OpenAI’s records show it worked with a completely different actor, and it pulled the voice, called Sky, from its product. In June, it said it would delay the launch of voice mode to conduct more safety testing. The new voice mode launching Tuesday does not include the Sky voice, an OpenAI spokesperson confirmed.
Tech companies have worked to make conversational AI chatbots for years. Amazon’s Alexa and Apple’s Siri are ubiquitous and used by millions of people to set timers and look up the weather but aren’t capable enough for complex tasks. Now, OpenAI, Google, Microsoft, Apple and a host of other tech companies are trying to use breakthroughs in generative AI to finally build the kind of assistant that has been a fixture of science fiction for decades.

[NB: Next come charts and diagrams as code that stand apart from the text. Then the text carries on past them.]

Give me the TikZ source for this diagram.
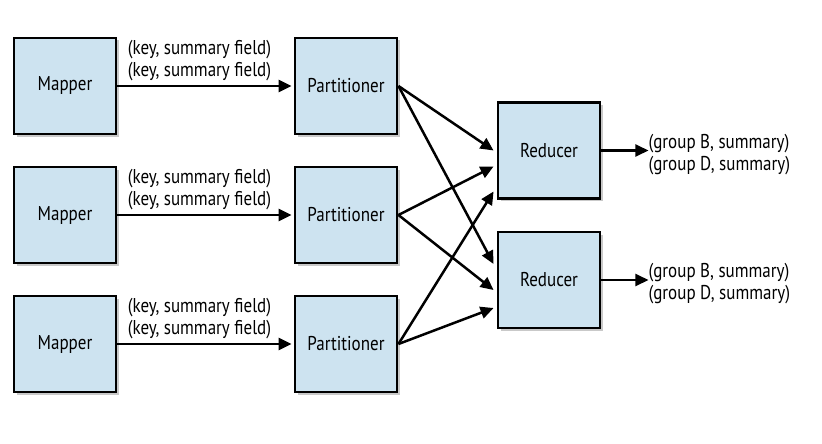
\documentclass[tikz,border=0pt]{standalone}
\usepackage{fontspec}
\setmainfont[FakeStretch=0.85]{PT Sans}
\usetikzlibrary{arrows.meta,shadows,calc}
\definecolor{boxfill}{HTML}{CDE3F0}
\begin{document}
\begin{tikzpicture}[x=1pt,y=-1pt,
  box/.style={draw=black, line width=2.9pt, fill=boxfill, minimum width=102pt, minimum height=96pt,
    inner sep=0pt, font=\fontsize{20}{22}\selectfont,
    drop shadow={shadow xshift=2.5pt, shadow yshift=-2.5pt, opacity=0.35, fill=black!60}},
  conn/.style={line width=2.5pt, -{Triangle[length=13pt,width=12pt]}},
  lbl/.style={font=\fontsize{20}{22}\selectfont, inner sep=0pt}]
\useasboundingbox (0,0) rectangle (822,444);
\fill[white] (0,0) rectangle (822,444);
\node[box] (M1) at (65,86) {Mapper};
\node[box] (M2) at (65,215) {Mapper};
\node[box] (M3) at (65,344) {Mapper};
\node[box] (P1) at (346,86) {Partitioner};
\node[box] (P2) at (346,215) {Partitioner};
\node[box] (P3) at (346,344) {Partitioner};
\node[box] (R1) at (549,150.5) {Reducer};
\node[box] (R2) at (549,280) {Reducer};
\foreach \i in {1,2,3}{
  \draw[conn, shorten >=2pt] (M\i) -- (P\i)
    node[lbl, midway, above=4pt, xshift=-6pt, align=center] {(key, summary field)\\(key, summary field)};
}
\coordinate (r1a) at ($(R1.west)+(-3,0)$);
\coordinate (r1b) at ($(R1.west)+(-3,16)$);
\coordinate (r1c) at ($(R1.west)+(-3,41)$);
\coordinate (r2a) at ($(R2.west)+(-3,-16)$);
\coordinate (r2b) at ($(R2.west)+(-3,10)$);
\coordinate (r2c) at ($(R2.west)+(-3,28)$);
\draw[conn] (P1.east) -- (r1a);
\draw[conn] (P2.east) -- (r1b);
\draw[conn] (P3.east) -- (r1c);
\draw[conn] (P1.east) -- (r2a);
\draw[conn] (P2.east) -- (r2b);
\draw[conn] (P3.east) -- (r2c);
\coordinate (o1) at ($(R1.east)+(47,0)$);
\coordinate (o2) at ($(R2.east)+(47,0)$);
\draw[conn] (R1.east) -- (o1);
\draw[conn] (R2.east) -- (o2);
\node[lbl, anchor=west, align=left] (L1) at ($(o1)+(0,4)$) {(group B, summary)\\(group D, summary)};
\node[lbl, anchor=west, align=left] (L2) at ($(o2)+(0,4)$) {(group B, summary)\\(group D, summary)};
\end{tikzpicture}
\end{document}
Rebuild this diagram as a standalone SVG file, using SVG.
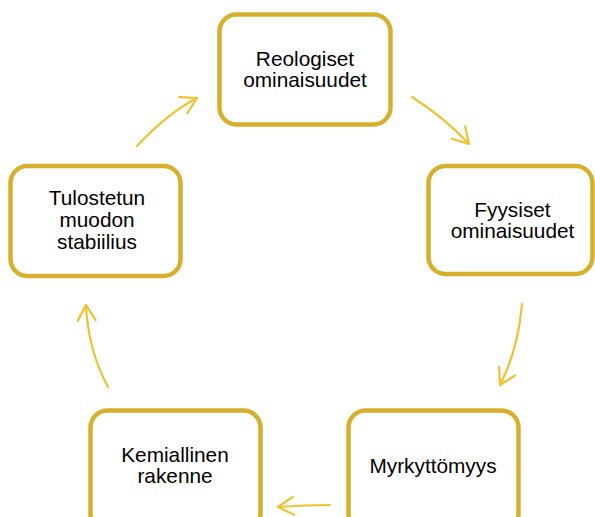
<svg xmlns="http://www.w3.org/2000/svg" width="595" height="517" viewBox="0 0 595 517">
<defs>
<style>
.box{fill:#fff;stroke:#D6B02C;stroke-width:4.5}
.lbl{font-family:"Liberation Sans",Arial,sans-serif;font-size:20.8px;fill:#000;text-anchor:middle}
.arr{fill:none;stroke:#EEC232;stroke-width:2.2;stroke-linecap:round;marker-end:url(#head)}
</style>
<marker id="head" markerUnits="userSpaceOnUse" markerWidth="20" markerHeight="20" refX="0" refY="0" orient="auto" overflow="visible">
<path d="M-15.5,-9 L0,0 L-15.5,9" fill="none" stroke="#EEC232" stroke-width="2.2" stroke-linecap="round" stroke-linejoin="round"/>
</marker>
</defs>
<rect width="595" height="517" fill="#fff"/>
<g id="connectors">
<path class="arr" d="M412,97 Q445,118 469,144"/>
<path class="arr" d="M522,304 Q518,350 500,385"/>
<path class="arr" d="M330,505 Q305,505 278,507"/>
<path class="arr" d="M108,387 Q88,350 86,305"/>
<path class="arr" d="M137,146 Q168,113 197,98"/>
</g>
<g id="reologiset">
<rect class="box" x="219.5" y="14.5" width="171" height="110" rx="17"/>
<text class="lbl" x="305" y="66">Reologiset</text>
<text class="lbl" x="305" y="87">ominaisuudet</text>
</g>
<g id="fyysiset">
<rect class="box" x="428.5" y="166" width="164" height="108" rx="17"/>
<text class="lbl" x="512.5" y="217">Fyysiset</text>
<text class="lbl" x="512.5" y="238">ominaisuudet</text>
</g>
<g id="myrkyttomyys">
<rect class="box" x="348.5" y="410.5" width="170" height="120" rx="17"/>
<text class="lbl" x="433" y="473">Myrkyttömyys</text>
</g>
<g id="kemiallinen">
<rect class="box" x="90.5" y="410.5" width="170" height="120" rx="17"/>
<text class="lbl" x="175" y="462">Kemiallinen</text>
<text class="lbl" x="175" y="483">rakenne</text>
</g>
<g id="tulostetun">
<rect class="box" x="10.5" y="166" width="170" height="110" rx="17"/>
<text class="lbl" x="97" y="205">Tulostetun</text>
<text class="lbl" x="97" y="227">muodon</text>
<text class="lbl" x="97" y="249">stabiilius</text>
</g>
</svg>
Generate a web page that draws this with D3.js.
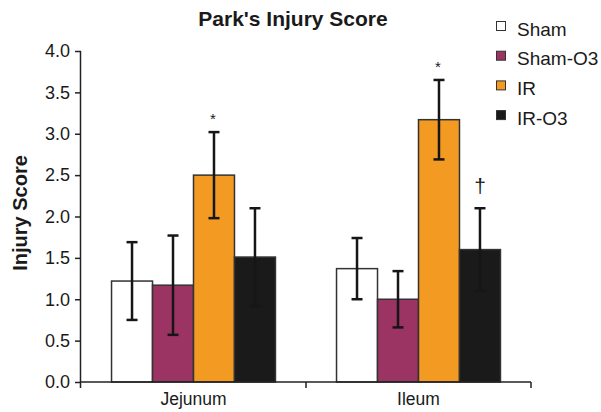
<!DOCTYPE html>
<html>
<head>
<meta charset="utf-8">
<script src="https://cdn.jsdelivr.net/npm/d3@7"></script>
<style>
  body { margin: 0; background: #fff; }
  svg text { font-family: "Liberation Sans", Arial, Helvetica, sans-serif; fill: #1a1a1a; }
</style>
</head>
<body>
<svg id="chart" width="601" height="412"></svg>
<script>
// Park's injury score by intestinal segment and treatment group
const segments = ["Jejunum", "Ileum"];
const groups = ["Sham", "Sham-O3", "IR", "IR-O3"];
const groupColors = ["#ffffff", "#9b3363", "#f39a22", "#1a1a1a"];
// mean score per group, one array per segment
const jejunumMeans = [1.22, 1.17, 2.50, 1.51];
const ileumMeans = [1.37, 1.00, 3.17, 1.60];
// error bar half-widths (SD)
const jejunumErr = [0.47, 0.60, 0.52, 0.59];
const ileumErr = [0.37, 0.34, 0.48, 0.50];
// significance markers above the error bars
const jejunumMarks = ["", "", "*", ""];
const ileumMarks = ["", "", "*", "†"];
const yTicks = [0, 0.5, 1, 1.5, 2, 2.5, 3, 3.5, 4];

const rows = segments.map((s, i) => ({
  segment: s,
  means: [jejunumMeans, ileumMeans][i],
  errs: [jejunumErr, ileumErr][i],
  marks: [jejunumMarks, ileumMarks][i]
}));

const svg = d3.select("#chart");
const plotLeft = 81, plotRight = 531, plotTop = 51, plotBottom = 382;

const x0 = d3.scaleBand().domain(segments).range([plotLeft, plotRight]).paddingInner(0).paddingOuter(0);
const x1 = d3.scaleBand().domain(groups).range([0, x0.bandwidth()]).paddingOuter(0.745).paddingInner(0);
const y = d3.scaleLinear().domain([0, 4]).range([plotBottom, plotTop]);
const color = d3.scaleOrdinal().domain(groups).range(groupColors);

// title
svg.append("text")
  .attr("x", 293).attr("y", 26)
  .attr("text-anchor", "middle")
  .style("font-size", "21px").style("font-weight", "bold")
  .text("Park's Injury Score");

// y axis label
svg.append("text")
  .attr("transform", "translate(27,213) rotate(-90)")
  .attr("text-anchor", "middle")
  .style("font-size", "20px").style("font-weight", "bold")
  .text("Injury Score");

// bars
const seg = svg.append("g").selectAll("g.seg").data(rows).join("g")
  .attr("class", "seg")
  .attr("transform", d => `translate(${x0(d.segment)},0)`);

seg.selectAll("rect").data(d => d.means.map((v, i) => ({ g: groups[i], v })))
  .join("rect")
  .attr("x", d => x1(d.g))
  .attr("width", x1.bandwidth())
  .attr("y", d => y(d.v))
  .attr("height", d => plotBottom - y(d.v))
  .attr("fill", d => color(d.g))
  .attr("stroke", "#333")
  .attr("stroke-width", 1.5);

// error bars
const eb = seg.selectAll("g.err").data(d => d.means.map((v, i) => ({ g: groups[i], v, e: d.errs[i], m: d.marks[i] })))
  .join("g").attr("class", "err")
  .attr("transform", d => `translate(${x1(d.g) + x1.bandwidth() / 2},0)`);
eb.append("line")
  .attr("y1", d => y(d.v + d.e)).attr("y2", d => y(d.v - d.e))
  .attr("stroke", "#161616").attr("stroke-width", 2.5);
eb.selectAll("line.cap").data(d => [d.v + d.e, d.v - d.e]).join("line")
  .attr("class", "cap")
  .attr("x1", -5.5).attr("x2", 5.5)
  .attr("y1", d => y(d)).attr("y2", d => y(d))
  .attr("stroke", "#161616").attr("stroke-width", 2.5);

// significance markers
eb.filter(d => d.m === "*").append("text")
  .attr("x", -1).attr("y", d => y(d.v + d.e) - 8)
  .attr("text-anchor", "middle")
  .style("font-size", "15px")
  .text(d => d.m);
eb.filter(d => d.m === "†").append("text")
  .attr("x", 0).attr("y", d => y(d.v + d.e) - 15)
  .attr("text-anchor", "middle")
  .style("font-size", "21px")
  .text(d => d.m);

// y axis
const yAxis = svg.append("g")
  .attr("transform", `translate(${plotLeft},0)`)
  .call(d3.axisLeft(y).tickValues(yTicks).tickFormat(d3.format(".1f")).tickSize(6).tickPadding(5));
yAxis.select(".domain").attr("d", `M-0.5,${plotTop}V${plotBottom + 6}`)
  .attr("stroke", "#222").attr("stroke-width", 1.5);
yAxis.selectAll(".tick line").attr("stroke", "#222").attr("stroke-width", 1.5);
yAxis.selectAll("text").style("font-size", "18px");

// x axis with boundary ticks between segments
const xAxis = svg.append("g").attr("transform", `translate(0,${plotBottom})`);
xAxis.append("line")
  .attr("x1", plotLeft).attr("x2", plotRight)
  .attr("stroke", "#222").attr("stroke-width", 1.5);
const edges = [x0(segments[1]), plotRight];
xAxis.selectAll("line.tick").data(edges).join("line")
  .attr("class", "tick")
  .attr("x1", d => d).attr("x2", d => d)
  .attr("y1", 0).attr("y2", 6)
  .attr("stroke", "#222").attr("stroke-width", 1.5);
xAxis.selectAll("text").data(segments).join("text")
  .attr("x", d => x0(d) + x0.bandwidth() / 2)
  .attr("y", 23)
  .attr("text-anchor", "middle")
  .style("font-size", "17.5px")
  .text(d => d);

// legend
const legend = svg.append("g").attr("transform", "translate(496,21)");
const li = legend.selectAll("g").data(groups).join("g")
  .attr("transform", (d, i) => `translate(0,${i * 29.7})`);
li.append("rect")
  .attr("x", 0.5).attr("y", 0.5).attr("width", 9).attr("height", 9)
  .attr("fill", d => color(d)).attr("stroke", "#333").attr("stroke-width", 1);
li.append("text")
  .attr("x", 21).attr("y", 14.5)
  .style("font-size", "19px")
  .text(d => d);
</script>
</body>
</html>
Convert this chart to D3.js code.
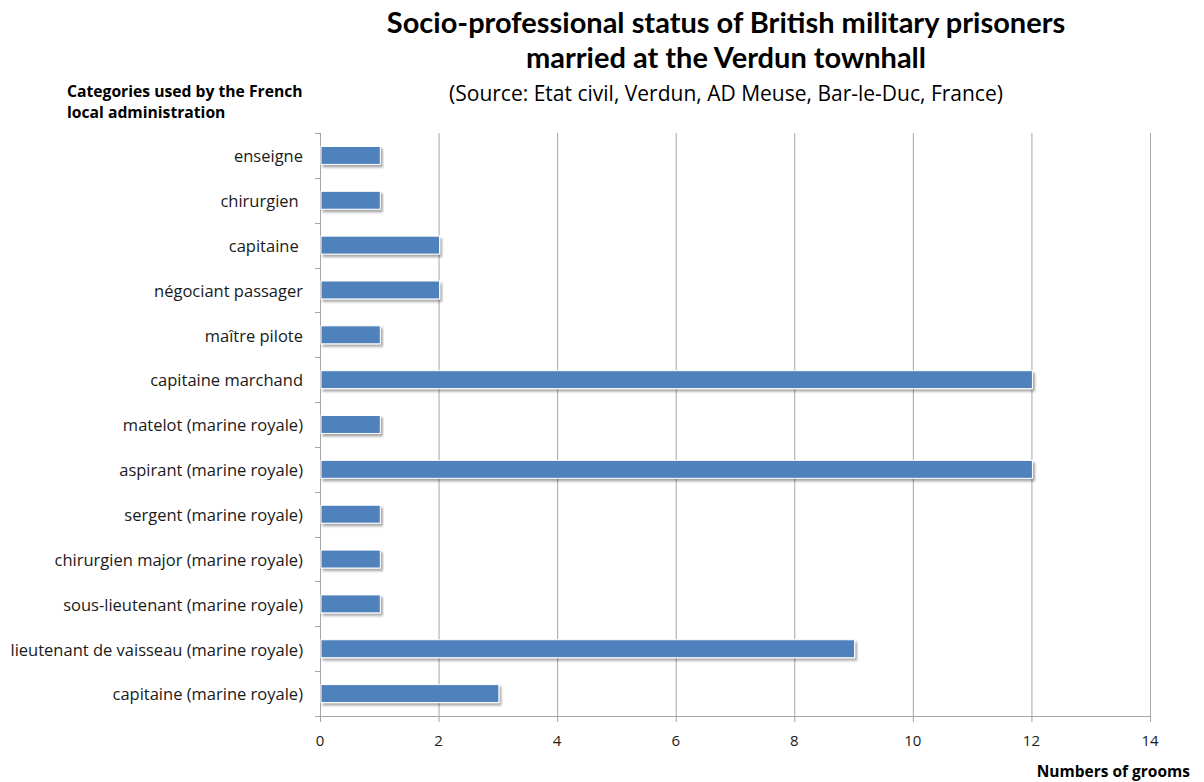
<!DOCTYPE html>
<html>
<head>
<meta charset="utf-8">
<script src="https://cdn.jsdelivr.net/npm/d3@7"></script>
<style>
  html, body { margin: 0; padding: 0; background: #fff; }
  svg { display: block; font-family: "Open Sans", Lato, sans-serif; }
  .cat { white-space: pre; }
  .title { font-family: Lato, "Open Sans", sans-serif; }
</style>
</head>
<body>
<svg id="chart" width="1204" height="782"></svg>
<script>
// Occupations as recorded in the civil register, top to bottom
const categories = [
  "enseigne",
  "chirurgien ",
  "capitaine ",
  "négociant passager",
  "maître pilote",
  "capitaine marchand",
  "matelot (marine royale)",
  "aspirant (marine royale)",
  "sergent (marine royale)",
  "chirurgien major (marine royale)",
  "sous-lieutenant (marine royale)",
  "lieutenant de vaisseau (marine royale)",
  "capitaine (marine royale)"
];
// Number of grooms per occupation
const grooms = [1, 1, 2, 2, 1, 12, 1, 12, 1, 1, 1, 9, 3];
const xTicks = [0, 2, 4, 6, 8, 10, 12, 14];

const titleLines = [
  "Socio-professional status of British military prisoners",
  "married at the Verdun townhall"
];
const subtitle = "(Source: Etat civil, Verdun, AD Meuse, Bar-le-Duc, France)";
const yAxisTitle = ["Categories used by the French", "local administration"];
const xAxisTitle = "Numbers of grooms";

const svg = d3.select("#chart");
const plot = { left: 320, right: 1150, top: 133, bottom: 716 };

const x = d3.scaleLinear().domain([0, 14]).range([plot.left, plot.right]);
const y = d3.scaleBand().domain(categories).range([plot.top, plot.bottom]).paddingInner(0.6).paddingOuter(0.3);
const band = d3.scaleBand().domain(categories).range([plot.top, plot.bottom]);

const defs = svg.append("defs");
const f = defs.append("filter").attr("id", "shadow").attr("x", "-5%").attr("y", "-50%").attr("width", "110%").attr("height", "220%");
f.append("feDropShadow").attr("dx", 2).attr("dy", 2.5).attr("stdDeviation", 1.3)
  .attr("flood-color", "#000").attr("flood-opacity", 0.35);

// Vertical gridlines (extending below the axis as tick marks)
svg.append("g").selectAll("line").data(xTicks).join("line")
  .attr("x1", d => x(d) + 0.5).attr("x2", d => x(d) + 0.5)
  .attr("y1", plot.top).attr("y2", plot.bottom + 6)
  .attr("stroke", "#a6a6a6").attr("stroke-width", 1);

// Category axis tick marks at band boundaries
const bounds = categories.map(c => band(c)).concat([plot.bottom]);
svg.append("g").selectAll("line").data(bounds).join("line")
  .attr("x1", plot.left - 5).attr("x2", plot.left)
  .attr("y1", d => Math.round(d) + 0.5).attr("y2", d => Math.round(d) + 0.5)
  .attr("stroke", "#a6a6a6");

// Horizontal axis line
svg.append("line")
  .attr("x1", plot.left - 5).attr("x2", plot.right + 1)
  .attr("y1", plot.bottom + 0.5).attr("y2", plot.bottom + 0.5)
  .attr("stroke", "#a6a6a6");

// Bars
svg.append("g").selectAll("rect").data(categories).join("rect")
  .attr("x", x(0) + 1)
  .attr("y", d => y(d))
  .attr("width", (d, i) => x(grooms[i]) - x(0))
  .attr("height", y.bandwidth())
  .attr("fill", "#4f81bd")
  .attr("stroke", "#ffffff").attr("stroke-width", 1)
  .attr("filter", "url(#shadow)");

// Category labels
svg.append("g").selectAll("text").data(categories).join("text")
  .attr("class", "cat")
  .attr("x", 303)
  .attr("y", d => band(d) + band.bandwidth() / 2 + 1)
  .attr("dy", "0.35em")
  .attr("text-anchor", "end")
  .attr("font-size", 16.5)
  .attr("fill", "#1a1a1a")
  .text(d => d);

// Value axis labels
svg.append("g").selectAll("text").data(xTicks).join("text")
  .attr("x", d => x(d))
  .attr("y", 746)
  .attr("text-anchor", "middle")
  .attr("font-size", 15)
  .attr("fill", "#1a1a1a")
  .text(d => d);

// Titles
svg.append("g").selectAll("text").data(titleLines).join("text")
  .attr("class", "title")
  .attr("x", 726)
  .attr("y", (d, i) => 33 + i * 35)
  .attr("text-anchor", "middle")
  .attr("font-size", 29)
  .attr("font-weight", "bold")
  .attr("fill", "#000")
  .text(d => d);

svg.append("text")
  .attr("x", 726).attr("y", 101)
  .attr("text-anchor", "middle")
  .attr("font-size", 21)
  .attr("fill", "#000")
  .text(subtitle);

svg.append("g").selectAll("text").data(yAxisTitle).join("text")
  .attr("x", 67)
  .attr("y", (d, i) => 97 + i * 21)
  .attr("font-size", 15.7)
  .attr("font-weight", "bold")
  .attr("fill", "#000")
  .text(d => d);

svg.append("text")
  .attr("x", 1190).attr("y", 777)
  .attr("text-anchor", "end")
  .attr("font-size", 15.5)
  .attr("font-weight", "bold")
  .attr("fill", "#000")
  .text(xAxisTitle);
</script>
</body>
</html>
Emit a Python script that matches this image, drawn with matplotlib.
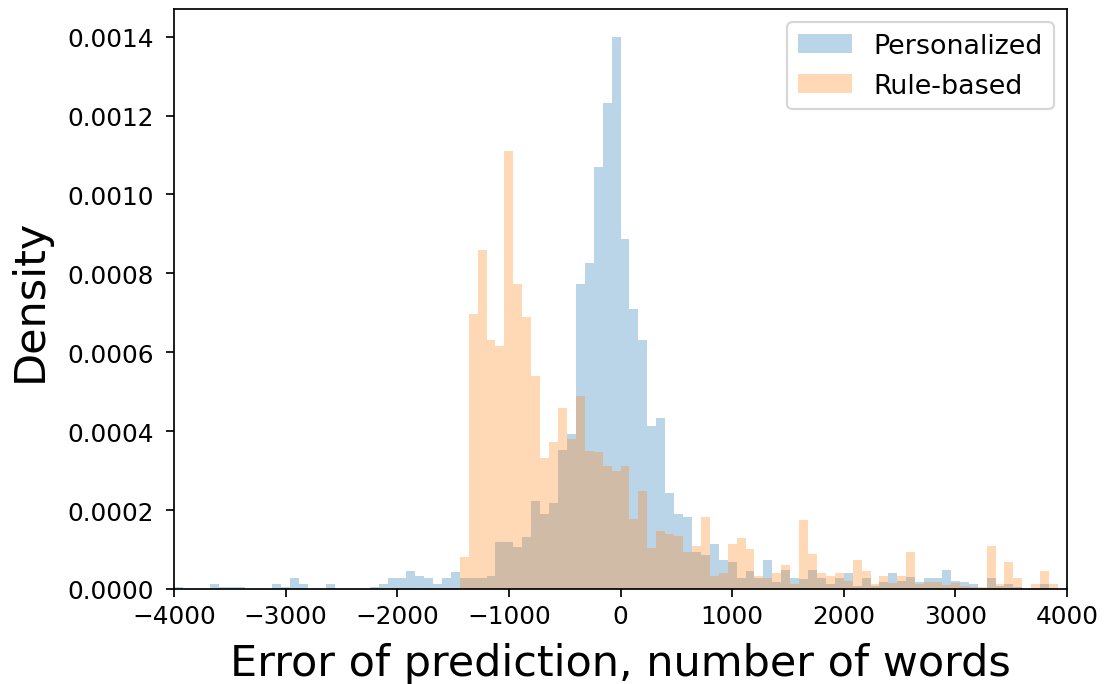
import numpy as np
import matplotlib
matplotlib.use("Agg")
import matplotlib.pyplot as plt

# Histogram bins (width 80 words, from -4000 to 4000)
bin_start = -4000
bin_stop = 4000
bin_width = 80

# Densities per bin, in units of 1e-4
personalized = [
    0.06, 0, 0, 0, 0.125, 0.06, 0.06, 0.06, 0, 0,
    0, 0.125, 0.06, 0.27, 0.125, 0, 0, 0.125, 0, 0,
    0, 0, 0.06, 0.125, 0.27, 0.27, 0.46, 0.33, 0.27, 0.125,
    0.27, 0.42, 0.28, 0.28, 0.28, 0.33, 1.19, 1.19, 1.07, 1.33,
    2.24, 1.9, 2.17, 3.52, 3.93, 7.72, 8.25, 10.69, 12.32, 14.0,
    8.87, 7.1, 6.3, 4.14, 4.33, 2.43, 1.9, 1.83, 0.95, 0.86,
    1.14, 0.73, 0.68, 0.27, 0.46, 0.27, 0.73, 0.18, 0.47, 0.27,
    0.25, 0.47, 0.27, 0.125, 0.27, 0.4, 0.08, 0.27, 0.08, 0.18,
    0.4, 0.2, 0.3, 0.18, 0.27, 0.27, 0.47, 0.2, 0.18, 0.125,
    0, 0.27, 0.07, 0.125, 0.06, 0, 0, 0.125, 0, 0,
]
rule_based = [
    0, 0, 0, 0, 0, 0, 0, 0, 0, 0,
    0, 0, 0, 0, 0, 0, 0, 0, 0, 0,
    0, 0, 0, 0, 0, 0, 0, 0, 0, 0,
    0, 0, 0.82, 6.97, 8.59, 6.31, 6.17, 11.11, 7.72, 6.9,
    5.4, 3.32, 3.72, 4.6, 3.8, 4.88, 3.51, 3.47, 3.12, 2.98,
    3.11, 1.77, 2.49, 1.03, 1.48, 1.39, 1.35, 0.94, 1.09, 1.83,
    0.33, 0.4, 1.14, 1.29, 1.01, 0.33, 0.27, 0.4, 0.62, 0.125,
    1.75, 0.88, 0.4, 0.33, 0.4, 0.21, 0.74, 0.46, 0.125, 0.33,
    0.16, 0.33, 0.94, 0.125, 0.18, 0.18, 0.1, 0.14, 0.08, 0.04,
    0.06, 1.09, 0.125, 0.68, 0.27, 0, 0.125, 0.46, 0.125, 0,
]
series_labels = ["Personalized", "Rule-based"]
x_ticks = [-4000, -3000, -2000, -1000, 0, 1000, 2000, 3000, 4000]
y_ticks = [0.0, 0.0002, 0.0004, 0.0006, 0.0008, 0.0010, 0.0012, 0.0014]

edges = np.arange(bin_start, bin_stop + bin_width, bin_width)
centers = (edges[:-1] + edges[1:]) / 2.0

dpi = 155
fig = plt.figure(figsize=(1104 / dpi, 685 / dpi), dpi=dpi)
ax = fig.add_axes([174 / 1104, 1 - 590 / 685, (1067 - 174) / 1104, (590 - 10) / 685])

ax.hist(centers, bins=edges, weights=np.array(personalized) * 1e-4,
        alpha=0.3, color="#1f77b4", label=series_labels[0])
ax.hist(centers, bins=edges, weights=np.array(rule_based) * 1e-4,
        alpha=0.3, color="#ff7f0e", label=series_labels[1])

ax.set_xlim(-4000, 4000)
ax.set_ylim(0, 0.00147)
ax.set_xticks(x_ticks)
ax.set_yticks(y_ticks)
ax.set_yticklabels([f"{v:.4f}" for v in y_ticks])
ax.tick_params(labelsize=11.5)
ax.tick_params(axis="y", pad=6)
ax.set_xlabel("Error of prediction, number of words", fontsize=20, labelpad=6.5)
ax.set_ylabel("Density", fontsize=20, labelpad=7.5)
ax.legend(loc="upper right", fontsize=12.5)

fig.savefig("out.png", dpi=dpi)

OpenAI’s fans and customers have clamored for the voice mode, with some complaining online when the company delayed the launch in June. The new feature will be available to a small number of users at first, and the company will gradually open it up to all of OpenAI’s paying customers by the fall.
Previous versions of ChatGPT have had the ability to listen to spoken questions and respond with audio by transcribing the questions into text, running them through its AI algorithm, and then reading its text response out loud. But the new voice features are built on OpenAI’s latest AI model, which directly processes audio without needing to convert it to text first. That allows the bot to listen to multiple voices at once and determine a person’s tone of voice, responding differently based on what it thinks the person’s emotions are.
That opens up a whole new set of questions, such as how cultural differences come into play, or whether people might develop relationships with bots that are trained to respond to their emotions in specific ways. OpenAI said it worked with people representing 45 languages and 29 “geographies” to improve the AI model’s capabilities.
Only four unique voices will be available to use, and the tool will block attempts to get the bot to generate voices of real people, the company said.